Perhaps banks would prefer to seek commercial insurance. It would certainly be interesting to see what premium rates were offered by insurance companies once they had examined the books of each bank in detail and assessed the risk. Indeed, would this not be a better mechanism for providing ordinary savers with an ongoing guarantee that all money on deposit would be 100 per cent safe?
Change the law so that licensed retail deposit-takers must take out insurance with two or more approved but competing companies to cover the total money in all personal savings accounts; and insist premium rates are frequently adjusted to reflect changes in risk, and widely publicised. The saver would have an indication of which institutions were pursuing riskier business models and could choose to avoid them; the taxpayer would never be called on to bail out the saver - except, of course, in the last resort, if one of the insurance companies failed.
Dr D R Cooper, Maidenhead, Berks.
The Mirror Men
1 hour ago
3 comments:
Hey. I like!
I support this.
Consider something that all drivers need: 3rd party insurance for their car. The insurance companies charge people based on the risks. If you're 18 years old and want to drive a Porsche, you're going to pay a lot more than a 60 year old guy with a Volvo.
So, why should we cover the likes of Crock and B&B like we cover Nationwide, despite Nationwide running a lot lower risk operation.
Insurance would have also have had the beneficial side effect of not inflating the housing market so much. The more crazy loans or the heavy use of wholesale markets would have cost banks more in insurance, and deterred such lending.
You can't trust government on this (of either persuasion). They always love the bullshit wealth of higher house prices so will not assess the risk in the way that someone with a financial interest will.

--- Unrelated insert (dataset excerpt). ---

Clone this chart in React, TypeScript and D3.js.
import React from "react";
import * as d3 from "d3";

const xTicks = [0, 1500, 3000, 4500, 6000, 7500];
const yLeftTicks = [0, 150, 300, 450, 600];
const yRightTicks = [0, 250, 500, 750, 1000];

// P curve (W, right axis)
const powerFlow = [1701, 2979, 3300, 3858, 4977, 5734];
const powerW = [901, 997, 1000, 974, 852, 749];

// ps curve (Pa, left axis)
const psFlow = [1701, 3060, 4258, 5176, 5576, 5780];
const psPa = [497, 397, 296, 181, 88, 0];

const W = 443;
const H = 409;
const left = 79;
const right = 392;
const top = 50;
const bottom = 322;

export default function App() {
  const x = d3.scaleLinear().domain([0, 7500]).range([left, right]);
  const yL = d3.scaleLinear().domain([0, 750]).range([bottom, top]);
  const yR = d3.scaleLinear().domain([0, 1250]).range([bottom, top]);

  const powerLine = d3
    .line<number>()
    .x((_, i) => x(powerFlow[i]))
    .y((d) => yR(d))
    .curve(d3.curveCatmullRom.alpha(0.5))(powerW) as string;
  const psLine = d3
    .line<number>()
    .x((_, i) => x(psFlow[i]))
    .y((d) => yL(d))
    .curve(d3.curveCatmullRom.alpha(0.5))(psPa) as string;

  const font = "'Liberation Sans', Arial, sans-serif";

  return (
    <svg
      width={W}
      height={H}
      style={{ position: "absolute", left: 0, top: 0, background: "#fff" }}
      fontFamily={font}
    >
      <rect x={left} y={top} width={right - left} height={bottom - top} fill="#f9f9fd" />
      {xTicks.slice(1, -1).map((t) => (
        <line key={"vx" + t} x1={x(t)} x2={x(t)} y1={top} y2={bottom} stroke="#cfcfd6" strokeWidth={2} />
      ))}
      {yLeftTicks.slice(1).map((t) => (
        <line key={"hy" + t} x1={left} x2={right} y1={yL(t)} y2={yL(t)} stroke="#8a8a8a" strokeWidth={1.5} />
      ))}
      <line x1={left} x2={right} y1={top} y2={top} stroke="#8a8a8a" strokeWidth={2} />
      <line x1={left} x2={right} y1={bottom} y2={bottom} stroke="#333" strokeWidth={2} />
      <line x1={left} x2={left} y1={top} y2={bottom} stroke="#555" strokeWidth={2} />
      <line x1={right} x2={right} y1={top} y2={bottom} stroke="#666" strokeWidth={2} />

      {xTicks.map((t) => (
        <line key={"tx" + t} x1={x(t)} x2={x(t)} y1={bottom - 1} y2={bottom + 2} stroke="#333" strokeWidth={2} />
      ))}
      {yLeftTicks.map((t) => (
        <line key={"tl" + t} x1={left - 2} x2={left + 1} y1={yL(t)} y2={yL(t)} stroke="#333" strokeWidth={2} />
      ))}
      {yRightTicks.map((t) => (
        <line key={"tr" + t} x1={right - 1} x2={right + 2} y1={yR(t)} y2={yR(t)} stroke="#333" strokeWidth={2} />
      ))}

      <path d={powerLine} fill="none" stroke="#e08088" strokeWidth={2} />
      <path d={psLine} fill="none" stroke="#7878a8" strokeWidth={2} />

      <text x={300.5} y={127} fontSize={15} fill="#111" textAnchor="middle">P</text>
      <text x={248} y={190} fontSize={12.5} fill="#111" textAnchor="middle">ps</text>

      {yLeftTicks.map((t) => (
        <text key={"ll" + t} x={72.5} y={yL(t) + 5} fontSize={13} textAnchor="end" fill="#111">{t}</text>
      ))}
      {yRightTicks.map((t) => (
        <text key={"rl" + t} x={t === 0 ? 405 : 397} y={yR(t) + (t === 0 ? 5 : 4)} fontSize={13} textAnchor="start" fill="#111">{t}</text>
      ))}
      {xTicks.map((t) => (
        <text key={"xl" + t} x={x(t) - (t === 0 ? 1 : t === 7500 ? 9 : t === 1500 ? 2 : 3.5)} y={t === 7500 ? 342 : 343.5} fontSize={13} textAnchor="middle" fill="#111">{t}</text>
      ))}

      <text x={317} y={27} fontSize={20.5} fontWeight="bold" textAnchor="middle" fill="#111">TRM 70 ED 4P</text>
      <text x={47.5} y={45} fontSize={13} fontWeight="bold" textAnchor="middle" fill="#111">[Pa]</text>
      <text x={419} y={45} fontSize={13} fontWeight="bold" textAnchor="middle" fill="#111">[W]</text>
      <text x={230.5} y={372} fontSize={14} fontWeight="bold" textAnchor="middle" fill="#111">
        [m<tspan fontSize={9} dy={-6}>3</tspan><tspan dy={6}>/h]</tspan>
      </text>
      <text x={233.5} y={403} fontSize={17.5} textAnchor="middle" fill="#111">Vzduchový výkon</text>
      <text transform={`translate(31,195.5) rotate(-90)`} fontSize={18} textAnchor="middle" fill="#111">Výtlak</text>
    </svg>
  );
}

On a more arcane point, why not wrap up the insurance element as part of the terms on which money is raised in the first place (via bonds, mortgage backed securities, money markets etc)?

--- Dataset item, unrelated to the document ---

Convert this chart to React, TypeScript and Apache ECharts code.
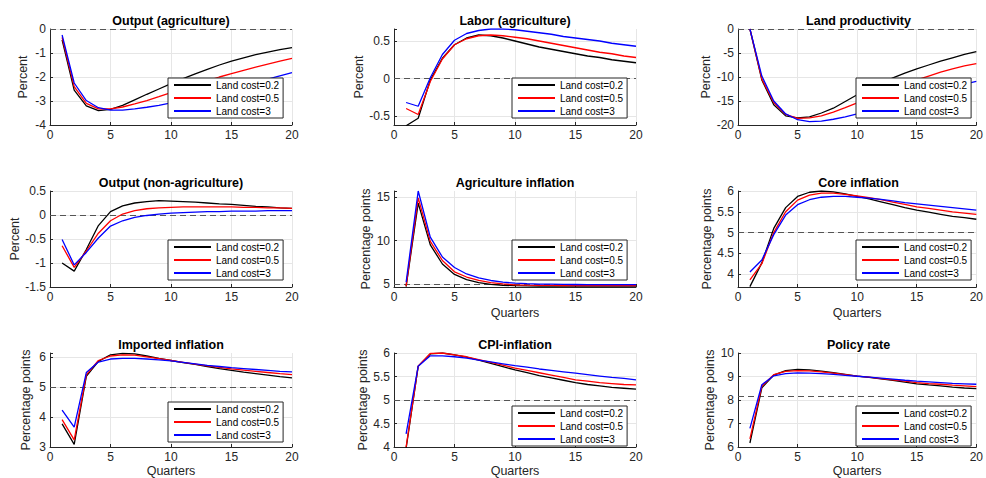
import React, { useEffect, useRef } from "react";
import * as echarts from "echarts";

const quarters = [1, 2, 3, 4, 5, 6, 7, 8, 9, 10, 11, 12, 13, 14, 15, 16, 17, 18, 19, 20];
const seriesNames = ["Land cost=0.2", "Land cost=0.5", "Land cost=3"];
const seriesColors = ["#000000", "#ff0000", "#0000ff"];

const titles = [
  "Output (agriculture)", "Labor (agriculture)", "Land productivity",
  "Output (non-agriculture)", "Agriculture inflation", "Core inflation",
  "Imported inflation", "CPI-inflation", "Policy rate",
];
const yLabels = [
  "Percent", "Percent", "Percent",
  "Percent", "Percentage points", "Percentage points",
  "Percentage points", "Percentage points", "Percentage points",
];
const xLabels = ["", "", "", "", "Quarters", "Quarters", "Quarters", "Quarters", "Quarters"];
const refLines = [0, 0, 0, 0, 5, 5, 5, 5, 8.17];
const yMins = [-4, -0.62, -20, -1.5, 4.65, 3.69, 3, 4, 6];
const yMaxs = [0, 0.66, 0, 0.5, 15.7, 6, 6.13, 6, 10];
const ySteps = [1, 0.5, 5, 0.5, 5, 0.5, 1, 0.5, 1];

// Output (agriculture)
const agriOutBlack = [-0.45, -2.55, -3.2, -3.4, -3.35, -3.18, -2.95, -2.72, -2.5, -2.28, -2.07, -1.87, -1.68, -1.5, -1.34, -1.2, -1.07, -0.96, -0.86, -0.78];
const agriOutRed = [-0.35, -2.4, -3.1, -3.33, -3.33, -3.25, -3.12, -2.98, -2.82, -2.65, -2.48, -2.31, -2.15, -2.0, -1.86, -1.72, -1.59, -1.46, -1.34, -1.22];
const agriOutBlue = [-0.25, -2.25, -2.98, -3.28, -3.38, -3.38, -3.33, -3.26, -3.18, -3.08, -2.97, -2.86, -2.74, -2.62, -2.49, -2.36, -2.22, -2.09, -1.95, -1.82];
// Labor (agriculture)
const laborBlack = [-0.63, -0.53, -0.02, 0.27, 0.45, 0.54, 0.58, 0.57, 0.54, 0.5, 0.46, 0.42, 0.39, 0.36, 0.33, 0.3, 0.28, 0.25, 0.23, 0.21];
const laborRed = [-0.4, -0.48, -0.04, 0.26, 0.45, 0.53, 0.57, 0.58, 0.57, 0.55, 0.53, 0.5, 0.47, 0.44, 0.41, 0.38, 0.35, 0.33, 0.3, 0.28];
const laborBlue = [-0.32, -0.37, 0.01, 0.32, 0.51, 0.6, 0.64, 0.66, 0.66, 0.65, 0.63, 0.61, 0.59, 0.56, 0.54, 0.52, 0.5, 0.47, 0.45, 0.43];
// Land productivity
const landBlack = [0, -10.6, -15.8, -18.1, -18.5, -18.3, -17.5, -16.5, -15.1, -13.7, -12.5, -11.3, -10.2, -9.2, -8.3, -7.5, -6.7, -6.0, -5.3, -4.7];
const landRed = [0, -10.4, -15.3, -17.8, -18.6, -18.5, -18.1, -17.3, -16.4, -15.4, -14.4, -13.4, -12.4, -11.5, -10.6, -9.8, -9.0, -8.3, -7.7, -7.2];
const landBlue = [0, -9.8, -15.0, -17.7, -18.9, -19.3, -19.2, -18.8, -18.3, -17.7, -17.0, -16.3, -15.6, -14.9, -14.2, -13.5, -12.8, -12.2, -11.5, -10.9];
// Output (non-agriculture)
const nonAgriBlack = [-1.0, -1.17, -0.72, -0.22, 0.07, 0.19, 0.25, 0.28, 0.3, 0.29, 0.28, 0.27, 0.25, 0.23, 0.22, 0.2, 0.18, 0.17, 0.15, 0.14];
const nonAgriRed = [-0.64, -1.09, -0.75, -0.38, -0.12, 0.02, 0.09, 0.13, 0.15, 0.16, 0.17, 0.17, 0.17, 0.17, 0.17, 0.16, 0.16, 0.15, 0.15, 0.14];
const nonAgriBlue = [-0.51, -1.04, -0.78, -0.48, -0.23, -0.12, -0.05, -0.01, 0.02, 0.04, 0.05, 0.06, 0.07, 0.07, 0.08, 0.08, 0.08, 0.09, 0.09, 0.09];
// Agriculture inflation
const agriInfBlack = [4.7, 14.3, 9.5, 7.3, 6.1, 5.5, 5.15, 4.95, 4.85, 4.8, 4.77, 4.76, 4.75, 4.75, 4.75, 4.75, 4.75, 4.75, 4.75, 4.75];
const agriInfRed = [4.75, 14.9, 9.9, 7.7, 6.4, 5.8, 5.4, 5.15, 5.0, 4.9, 4.86, 4.84, 4.83, 4.82, 4.82, 4.82, 4.82, 4.82, 4.82, 4.82];
const agriInfBlue = [5.2, 15.7, 10.4, 8.1, 6.9, 6.15, 5.7, 5.4, 5.2, 5.1, 5.03, 4.99, 4.97, 4.95, 4.94, 4.93, 4.93, 4.92, 4.92, 4.92];
// Core inflation
const coreBlack = [3.7, 4.27, 5.1, 5.6, 5.87, 5.97, 6.0, 5.98, 5.93, 5.87, 5.81, 5.74, 5.67, 5.6, 5.54, 5.49, 5.44, 5.39, 5.36, 5.32];
const coreRed = [3.86, 4.25, 5.0, 5.5, 5.78, 5.9, 5.95, 5.95, 5.92, 5.88, 5.84, 5.79, 5.73, 5.68, 5.62, 5.58, 5.54, 5.5, 5.47, 5.44];
const coreBlue = [4.05, 4.34, 4.95, 5.42, 5.67, 5.79, 5.85, 5.87, 5.87, 5.85, 5.83, 5.8, 5.76, 5.72, 5.69, 5.66, 5.63, 5.6, 5.57, 5.54];
// Imported inflation
const impBlack = [3.77, 3.09, 5.35, 5.85, 6.07, 6.12, 6.1, 6.03, 5.95, 5.88, 5.81, 5.75, 5.68, 5.61, 5.55, 5.49, 5.44, 5.39, 5.34, 5.3];
const impRed = [3.91, 3.24, 5.4, 5.88, 6.03, 6.07, 6.06, 6.0, 5.94, 5.88, 5.82, 5.76, 5.7, 5.65, 5.6, 5.56, 5.52, 5.48, 5.44, 5.41];
const impBlue = [4.23, 3.66, 5.48, 5.83, 5.93, 5.95, 5.95, 5.93, 5.9, 5.87, 5.82, 5.77, 5.72, 5.68, 5.64, 5.61, 5.58, 5.55, 5.52, 5.5];
// CPI-inflation
const cpiBlack = [3.97, 5.72, 5.98, 6.0, 5.96, 5.91, 5.85, 5.78, 5.71, 5.64, 5.58, 5.52, 5.47, 5.42, 5.37, 5.33, 5.3, 5.27, 5.25, 5.23];
const cpiRed = [4.0, 5.72, 5.99, 6.0, 5.96, 5.92, 5.86, 5.8, 5.74, 5.68, 5.63, 5.58, 5.53, 5.48, 5.43, 5.4, 5.37, 5.35, 5.33, 5.32];
const cpiBlue = [4.28, 5.72, 5.94, 5.94, 5.92, 5.89, 5.85, 5.81, 5.77, 5.73, 5.7, 5.66, 5.63, 5.6, 5.57, 5.54, 5.51, 5.48, 5.46, 5.43];
// Policy rate
const policyBlack = [6.17, 8.52, 9.06, 9.25, 9.3, 9.28, 9.23, 9.16, 9.09, 9.02, 8.96, 8.9, 8.84, 8.76, 8.69, 8.64, 8.6, 8.55, 8.51, 8.48];
const policyRed = [6.35, 8.58, 9.08, 9.22, 9.25, 9.24, 9.2, 9.14, 9.08, 9.02, 8.97, 8.91, 8.86, 8.8, 8.74, 8.7, 8.67, 8.63, 8.6, 8.57];
const policyBlue = [6.79, 8.65, 9.03, 9.12, 9.15, 9.14, 9.12, 9.09, 9.05, 9.01, 8.97, 8.93, 8.89, 8.84, 8.8, 8.77, 8.74, 8.71, 8.69, 8.67];

const panelData = [
  [agriOutBlack, agriOutRed, agriOutBlue],
  [laborBlack, laborRed, laborBlue],
  [landBlack, landRed, landBlue],
  [nonAgriBlack, nonAgriRed, nonAgriBlue],
  [agriInfBlack, agriInfRed, agriInfBlue],
  [coreBlack, coreRed, coreBlue],
  [impBlack, impRed, impBlue],
  [cpiBlack, cpiRed, cpiBlue],
  [policyBlack, policyRed, policyBlue],
];

// layout
const colLefts = [50, 394, 738];
const colWidths = [242, 242, 241];
const rowTops = [29, 191, 353];
const rowHeights = [96, 96, 97];
const xNameGaps = [19, 19, 17];
const yNameGaps = [21, 28, 25, 28, 21, 24, 18, 24, 21];
const legendPos = [
  [168, 78], [512, 78], [856, 78],
  [168, 240], [512, 240], [856, 240],
  [168, 402], [512, 406], [856, 406],
];

const FONT = "'Liberation Sans', Arial, Helvetica, sans-serif";

function isMultiple(v: number, step: number) {
  const r = v / step;
  return Math.abs(r - Math.round(r)) < 1e-6;
}

export default function App() {
  const ref = useRef<HTMLDivElement>(null);
  useEffect(() => {
    if (!ref.current) return;
    const chart = echarts.init(ref.current, undefined, { renderer: "svg" });
    const grid: any[] = [];
    const xAxis: any[] = [];
    const yAxis: any[] = [];
    const series: any[] = [];
    const title: any[] = [];
    const legend: any[] = [];
    for (let i = 0; i < 9; i++) {
      const r = Math.floor(i / 3);
      const c = i % 3;
      grid.push({ left: colLefts[c], top: rowTops[r], width: colWidths[c], height: rowHeights[r], containLabel: false });
      title.push({
        text: titles[i],
        left: colLefts[c] + colWidths[c] / 2,
        top: rowTops[r] - 15,
        textAlign: "center",
        padding: 0,
        textStyle: { fontFamily: FONT, fontSize: 12.5, fontWeight: "bold", color: "#000" },
      });
      xAxis.push({
        type: "value",
        gridIndex: i,
        min: 0,
        max: 20,
        interval: 5,
        name: xLabels[i],
        nameLocation: "middle",
        nameGap: xNameGaps[r],
        nameTextStyle: { fontFamily: FONT, fontSize: 12.5, color: "#262626" },
        axisLine: { show: true, onZero: false, lineStyle: { color: "#262626", width: 1 } },
        axisTick: { show: true, inside: true, length: 3, lineStyle: { color: "#262626" } },
        axisLabel: { fontFamily: FONT, fontSize: 12, color: "#262626", margin: 4 },
        splitLine: { show: true, showMinLine: false, lineStyle: { color: "#e6e6e6", width: 1 } },
      });
      const step = ySteps[i];
      const yMin = yMins[i];
      const yMax = yMaxs[i];
      yAxis.push({
        type: "value",
        gridIndex: i,
        min: yMin,
        max: yMax,
        minInterval: step,
        maxInterval: step,
        name: yLabels[i],
        nameLocation: "middle",
        nameGap: yNameGaps[i],
        nameTextStyle: { fontFamily: FONT, fontSize: 12.5, color: "#262626" },
        axisLine: { show: true, onZero: false, lineStyle: { color: "#262626", width: 1 } },
        axisTick: { show: true, inside: true, length: 3, lineStyle: { color: "#262626" } },
        axisLabel: {
          fontFamily: FONT,
          fontSize: 12,
          color: "#262626",
          margin: 4,
          formatter: (v: number) => (isMultiple(v, step) ? String(Math.round(v * 100) / 100) : ""),
        },
        splitLine: {
          show: true,
          showMinLine: false,
          showMaxLine: isMultiple(yMax, step),
          lineStyle: { color: "#e6e6e6", width: 1 },
        },
      });
      for (let s = 0; s < 3; s++) {
        const vals = panelData[i][s];
        const item: any = {
          type: "line",
          name: seriesNames[s],
          xAxisIndex: i,
          yAxisIndex: i,
          data: quarters.map((q, j) => [q, vals[j]]),
          symbol: "none",
          showSymbol: false,
          clip: true,
          lineStyle: { color: seriesColors[s], width: 1.3 },
          itemStyle: { color: seriesColors[s] },
          z: 3 + s,
        };
        if (s === 0) {
          item.markLine = {
            silent: true,
            symbol: "none",
            label: { show: false },
            lineStyle: { color: "#555", type: [6, 4], width: 1 },
            data: [{ yAxis: refLines[i] }],
            z: 2,
          };
        }
        series.push(item);
      }
      legend.push({
        left: legendPos[i][0],
        top: legendPos[i][1],
        orient: "vertical",
        data: seriesNames,
        itemWidth: 37,
        itemHeight: 2,
        itemGap: 1,
        padding: [1, 4, 1, 5],
        backgroundColor: "#ffffff",
        borderColor: "#262626",
        borderWidth: 1,
        selectedMode: false,
        textStyle: { fontFamily: FONT, fontSize: 10, color: "#000", lineHeight: 12 },
        z: 10,
      });
    }
    chart.setOption({
      animation: false,
      backgroundColor: "#ffffff",
      title,
      legend,
      grid,
      xAxis,
      yAxis,
      series,
    });
    return () => chart.dispose();
  }, []);
  return (
    <div
      ref={ref}
      style={{ position: "absolute", left: 0, top: 0, width: 986, height: 478 }}
    />
  );
}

If part of the deal is that bondholders lose xp in the £1 for every £1 million that the bank has to write down mortgage advances, then the whole problem is fixed, there's no need to pay insurance companies; the implied insurance premium will just be added to the interest rate paid on the bonds. It's called matching up risk-and-reward, and it is also deadly simple (for I am a simplification campaigner!)